I'm here to tell you that a 1979 Lincoln Town Car looks awfully big these days. Big, like aircraft-carrier big. Big, like you could land a helicopter on the hood. Or on the trunk. Take your pick. This particular aircraft carrier-Town Car, that is-was painted a bold cordovan over crystal apricot, a stunning two-tone color combination that hasn't been seen outside Shaquille O'Neal's shoe collection since, well, probably since 1979. It looked luscious in the early-morning shimmer that was beginning to rise.
Thanks to the ministrations of Donna Culver of Detroit, the dew was being lovingly mopped from its brow, and the Town Car was nearly ready for its close-up. The judges circled and oohed and aahed, while Culver casually dropped lines like "Last of the big ones," and "Drives like a baby carriage," as she continued to primp her ride.
"How long have you owned it?" we asked.
"My husband drove it off the line," she said proudly. "Easiest thing I ever drove," she added, a carnival barker hawking her show.
The Best Lincoln/Mercury award was al-most locked up the minute we spotted Bob and Jan Gajewski's 1965 Comet Cyclone, so black and shiny it looked like the deep end of the pool at midnight. "We duplicated the car we first dated in thirty-eight years ago," said Bob, throwing his wife A Look.
But what Lincoln is more spectacular than a 1957 Continental Mark II? Al Gorosh's creamy green showstopper, with its wide whitewalls and flawless chrome, stole the prize. "It always wins something," admitted Al afterward. "I've owned it for seven years, but I hardly ever drive it." Oops. I hate that. If I had that Mark II, I'd drive it everywhere. Get over it, Al.
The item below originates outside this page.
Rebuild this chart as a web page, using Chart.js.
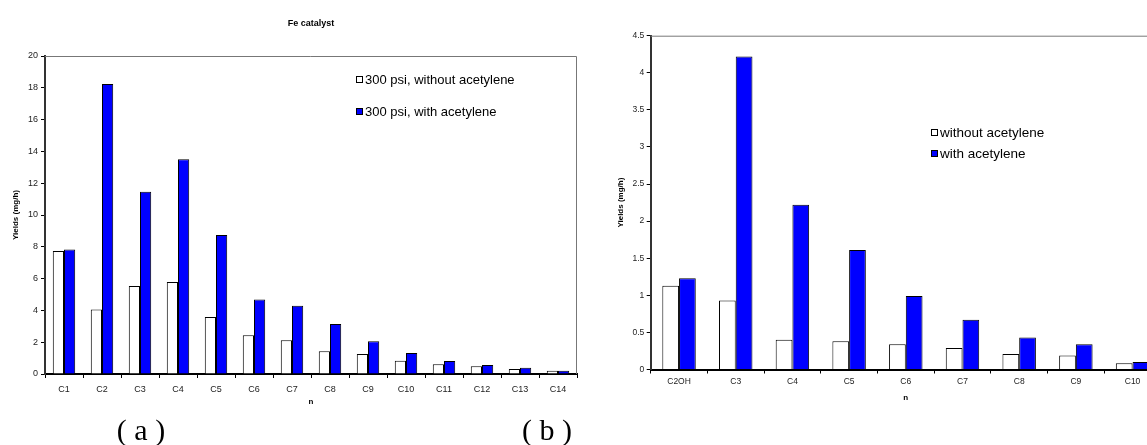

The Best Custom award went to a 1951 Ford Victoria owned by Robert Hayes. It was exactly what any bad boy in 1951 would have done to the family Victoria, with a flathead, frenched headlights, blue dots from a 1949 Ford, four-bar Lancer hubcaps, and Fox cruiser skirts on the rear wheels.
Darlene Lupu and her cloned version of a 19631/2 Galaxie 500 drag racer in Rangoon Red, our choice for the Best Classic at the show, epitomizes what the Dream Cruise is all about. She was parked in a lawn chair behind the Galaxie, wearing saddle shoes, a varsity jacket with "Boss Lady" embroidered over her heart, and sunglasses with a little Ford oval on the glass. "I lost my license three times for racing when I was a kid," she told us. "I looked for thirteen years for that car, but they're few and far between. This was the best I could do unless I had $100,000. I don't have that kind of money. I work for Ford's, ten hours a day, six days a week." And here she was. The rest of her free time, she's drag-racing the Galaxie. "I did the quarter-mile in fourteen seconds at 101 miles an hour. I just couldn't get off the line. It was 95 degrees."
She recently took the Galaxie to Milan Dragway just south of Ann Arbor and buried the speedo, breaking off the needle. You win, Darlene, honey.